The Wesley Chapel tourney is expected to raise more than $80,000 for the Derek Pieper Memorial Fund
By Kyle LoJacono
When Susan and Steve Wood watch lacrosse teams from across the Southeast play Nov. 20-21 in Wesley Chapel, the couple will be thinking about Derek Pieper.
“He got into a little trouble, but really you couldn’t have asked for a better kid,” said Susan, Pieper’s mother. “He tutored his teammates, worked and got mostly As in his high school and college classes he was taking at (Pasco-Hernando Community College). His faith was also very strong and now he is watching us all from heaven.”
Pieper and his friend, Raymond Veluz, were murdered in July 2006. Tyree Jenkins and Luc Pierre-Charles are both serving life sentences for the deaths.
According to court testimony, Pieper had previously bought drugs from Pierre-Charles, his classmate at Wesley Chapel High School, though it was unclear why he and Veluz were killed that night.
Pieper was a center for the Warriors, a lacrosse team in the Wesley Chapel Athletic Association (WCAA) for Wesley Chapel students. To remember him, the Derek Pieper Memorial Cup was established in 2006 at Wesley Chapel District Park, 7727 Boyette Road in Wesley Chapel.
Tom Fitzsimons, president of the WCAA, said the event was also started to increase lacrosse’s popularity in Florida.
“It has become the biggest lacrosse tournament in this part of the country each fall,” said Fitzsimons, who was also Pieper’s coach. “Four years ago when we started, we had 19 teams play. Then we had 36 and 53, and this year we have 89 teams signed up.”
While the event encourages participation in the game Pieper loved, it has also raised between $80,000 and $100,000 for the Derek Pieper Memorial Fund, according to Susan. Money from the trust goes to help needy families buy lacrosse equipment and to scholarships for the players.
Fitzsimons said the event also fills the area hotels and pumps money into the economy when all the teams coming from out of the area to participate.
Pieper only started playing lacrosse when he was in high school. He and his family moved to Pasco County from Minnesota in 2001. Despite his late adoption of the sport, he was good enough to receive several scholarship offers to play in college.

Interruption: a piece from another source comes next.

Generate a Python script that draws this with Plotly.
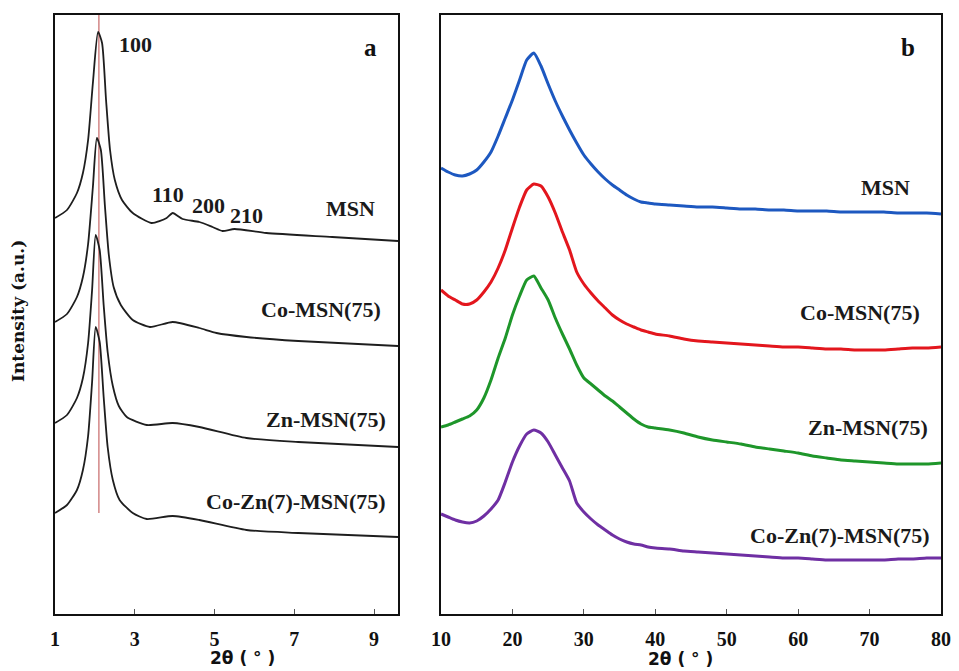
import plotly.graph_objects as go

# ---------------- Panel (a): low-angle XRD ----------------
a_x_msn = [1.0, 1.3, 1.55, 1.7, 1.83, 1.95, 2.08, 2.18, 2.28, 2.38, 2.5, 2.68, 2.95, 3.42, 3.8, 3.95, 4.2, 4.62, 4.95, 5.2, 5.5, 6.3, 7.95, 9.6]
a_y_msn = [396, 404, 421, 441, 474, 531, 582, 571, 514, 464, 434, 414, 401, 391, 396, 401, 395, 392, 387, 383, 385, 381, 377, 373]

a_x_co = [1.0, 1.3, 1.55, 1.7, 1.83, 1.95, 2.05, 2.15, 2.25, 2.35, 2.47, 2.65, 2.95, 3.38, 3.95, 4.62, 5.05, 5.8, 7.1, 9.6]
a_y_co = [292, 300, 317, 337, 370, 427, 476, 464, 409, 359, 327, 309, 294, 287, 292, 286, 281, 277, 273, 268]

a_x_zn = [1.0, 1.3, 1.55, 1.7, 1.83, 1.93, 2.02, 2.12, 2.22, 2.32, 2.45, 2.6, 2.8, 3.3, 3.95, 4.62, 5.8, 7.1, 9.6]
a_y_zn = [191, 199, 216, 236, 271, 324, 379, 364, 309, 262, 228, 208, 197, 189, 191, 187, 176, 172, 167]

a_x_cozn = [1.0, 1.3, 1.55, 1.7, 1.83, 1.93, 2.02, 2.12, 2.22, 2.32, 2.45, 2.62, 2.95, 3.3, 3.95, 4.62, 5.8, 7.1, 9.6]
a_y_cozn = [101, 109, 124, 144, 178, 232, 287, 272, 217, 167, 134, 114, 101, 95, 98, 94, 84, 81, 77]

a_labels = ["MSN", "Co-MSN(75)", "Zn-MSN(75)", "Co-Zn(7)-MSN(75)"]
a_label_x = [9.07, 9.22, 9.35, 9.35]
a_label_y = [406, 305, 195, 113]
hkl_text = ["100", "110", "200", "210"]
hkl_x = [3.03, 3.83, 4.86, 5.81]
hkl_y = [570, 420, 409, 399]
ref_line_x = 2.1
ref_line_y = [101, 599]

# ---------------- Panel (b): wide-angle XRD ----------------
b_x = [10, 11, 12, 13, 14, 15, 16, 17, 18, 19, 20, 21, 22, 23, 24, 25, 26, 27, 28, 29,
       30, 31, 32, 33, 34, 35, 36, 37, 38, 39, 40, 42, 44, 46, 48, 50, 52, 54, 56, 58,
       60, 62, 64, 66, 68, 70, 72, 74, 76, 78, 80]
b_y_msn = [446, 442, 439, 438, 440, 444, 452, 462, 478, 496, 514, 534, 554, 561, 548, 530, 513, 498, 484, 471,
           459, 450, 442, 435, 429, 424, 419, 415, 412, 411, 410, 409, 408, 407, 407, 406, 405, 405, 404, 404,
           403, 403, 403, 402, 402, 402, 402, 401, 401, 401, 400]
b_y_co = [324, 318, 314, 310, 310, 314, 322, 332, 346, 364, 386, 407, 424, 430, 428, 417, 401, 382, 364, 342,
          330, 321, 313, 306, 299, 294, 290, 287, 284, 282, 280, 278, 275, 273, 272, 271, 270, 269, 268, 267,
          267, 266, 265, 265, 264, 264, 264, 265, 266, 266, 267]
b_y_zn = [187, 189, 192, 195, 198, 204, 216, 234, 256, 276, 299, 318, 334, 338, 326, 314, 296, 280, 265, 249,
          236, 230, 224, 218, 213, 207, 201, 195, 190, 187, 186, 184, 181, 177, 174, 172, 170, 167, 165, 163,
          161, 158, 156, 154, 153, 152, 151, 150, 150, 150, 151]
b_y_cozn = [100, 97, 94, 92, 91, 93, 98, 105, 114, 132, 152, 168, 180, 184, 181, 172, 159, 146, 133, 111,
            102, 95, 89, 84, 79, 75, 72, 70, 69, 67, 66, 65, 63, 62, 61, 60, 59, 58, 57, 56,
            56, 55, 54, 54, 54, 54, 54, 55, 55, 56, 56]
b_colors = ["#1d58c0", "#e3161d", "#1e962a", "#6f2fa3"]
b_labels = ["MSN", "Co-MSN(75)", "Zn-MSN(75)", "Co-Zn(7)-MSN(75)"]
b_label_x = [75.94, 77.34, 78.46, 78.74]
b_label_y = [427, 302, 187, 79]

a_ticks = [1, 3, 5, 7, 9]
b_ticks = [10, 20, 30, 40, 50, 60, 70, 80]

SERIF = "Liberation Serif"
fig = go.Figure()

for xs, ys in [(a_x_msn, a_y_msn), (a_x_co, a_y_co), (a_x_zn, a_y_zn), (a_x_cozn, a_y_cozn)]:
    fig.add_trace(go.Scatter(x=xs, y=ys, mode="lines", line=dict(color="#1e1e1e", width=1.8, shape="spline", smoothing=0.6),
                             xaxis="x", yaxis="y", showlegend=False, hoverinfo="skip"))

for ys, c in zip([b_y_msn, b_y_co, b_y_zn, b_y_cozn], b_colors):
    fig.add_trace(go.Scatter(x=b_x, y=ys, mode="lines", line=dict(color=c, width=3, shape="spline", smoothing=0.5),
                             xaxis="x2", yaxis="y2", showlegend=False, hoverinfo="skip"))

fig.add_shape(type="line", xref="x", yref="y", x0=ref_line_x, x1=ref_line_x, y0=ref_line_y[0], y1=ref_line_y[1],
              line=dict(color="rgba(205,120,120,0.85)", width=1.6), layer="below")

lab_font = dict(family=SERIF, size=22, color="#1a1a1a", weight="bold")
annots = []
for t, x, y in zip(a_labels, a_label_x, a_label_y):
    annots.append(dict(text=t, x=x, y=y, xref="x", yref="y", xanchor="right", yanchor="middle", showarrow=False, font=lab_font))
for t, x, y in zip(hkl_text, hkl_x, hkl_y):
    annots.append(dict(text=t, x=x, y=y, xref="x", yref="y", xanchor="center", yanchor="middle", showarrow=False, font=lab_font))
for t, x, y in zip(b_labels, b_label_x, b_label_y):
    annots.append(dict(text=t, x=x, y=y, xref="x2", yref="y2", xanchor="right", yanchor="middle", showarrow=False, font=lab_font))
annots.append(dict(text="a", x=8.9, y=567, xref="x", yref="y", xanchor="center", yanchor="middle", showarrow=False,
                   font=dict(family=SERIF, size=25, color="#111", weight="bold")))
annots.append(dict(text="b", x=75.38, y=567, xref="x2", yref="y2", xanchor="center", yanchor="middle", showarrow=False,
                   font=dict(family=SERIF, size=25, color="#111", weight="bold")))
title_font = dict(family="DejaVu Sans", size=17, color="#111", weight="bold")
annots.append(dict(text="2θ ( ° )", x=242 / 959, y=1 - 658 / 671, xref="paper", yref="paper", xanchor="center", yanchor="middle",
                   showarrow=False, font=title_font))
annots.append(dict(text="2θ ( ° )", x=680 / 959, y=1 - 659 / 671, xref="paper", yref="paper", xanchor="center", yanchor="middle",
                   showarrow=False, font=title_font))
annots.append(dict(text="Intensity (a.u.)", x=18 / 959, y=1 - 311 / 671, xref="paper", yref="paper", xanchor="center", yanchor="middle",
                   textangle=-90, showarrow=False, font=dict(family="DejaVu Serif", size=17, color="#111", weight="bold")))

ytop = 1 - 15 / 671
ybot = 1 - 614 / 671
axis_common = dict(showline=True, mirror=True, linecolor="#111", linewidth=1.5, showgrid=False, zeroline=False,
                   ticks="inside", ticklen=5, tickcolor="#555", tickwidth=1, automargin=False,
                   tickfont=dict(family=SERIF, size=20, color="#111", weight="bold"), ticklabelstandoff=6)
yaxis_common = dict(showline=True, mirror=True, linecolor="#111", linewidth=1.5, automargin=False,
                    showgrid=False, zeroline=False, showticklabels=False, ticks="")
fig.update_layout(
    template="none",
    width=959, height=671, margin=dict(l=0, r=0, t=0, b=0, autoexpand=False),
    paper_bgcolor="white", plot_bgcolor="white",
    xaxis=dict(domain=[55 / 959, 398 / 959], range=[1, 9.6], tickvals=a_ticks, anchor="y", **axis_common),
    yaxis=dict(domain=[ybot, ytop], range=[0, 599], anchor="x", **yaxis_common),
    xaxis2=dict(domain=[441 / 959, 941 / 959], range=[10, 80], tickvals=b_ticks, anchor="y2", **axis_common),
    yaxis2=dict(domain=[ybot, ytop], range=[0, 599], anchor="x2", **yaxis_common),
    annotations=annots,
)

fig.write_html("out.html")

“He wanted to stay close to home because of my health,” said Steve, who is Pieper’s stepfather and raised him since age 3. “I’m disabled and have a lot of problems with my immune system and he wanted to make sure he went to a school close by. He was planning on going to Saint Leo (University) even though bigger schools were recruiting him.”
Fitzsimons said Pieper was still learning the game, but his athletic ability made him one of the better players on the team. He was looking forward to seeing what the center could have done in his senior year.
“Derek was a heart and soul kid,” Fitzsimons said. “He’d be the kid to pull someone aside and give them a pick-me-up talk if they were having a bad day. He wasn’t a hug in-your-face kind of presence, but if you don’t have a kid like that your team suffers and we did the next year. There was a physical and huge emotional hole.”
Spots in the tournament are filling up, so any team interested in signing up should visit www.wclacrosse.org.
The Woods are looking for a full house at the event.
“Derek’s legacy lives on in the event,” Susan said. “It’s wonderful that they have the event each year in his honor. They also retired his number 11 after he died and that’s just another way for people to remember Derek.”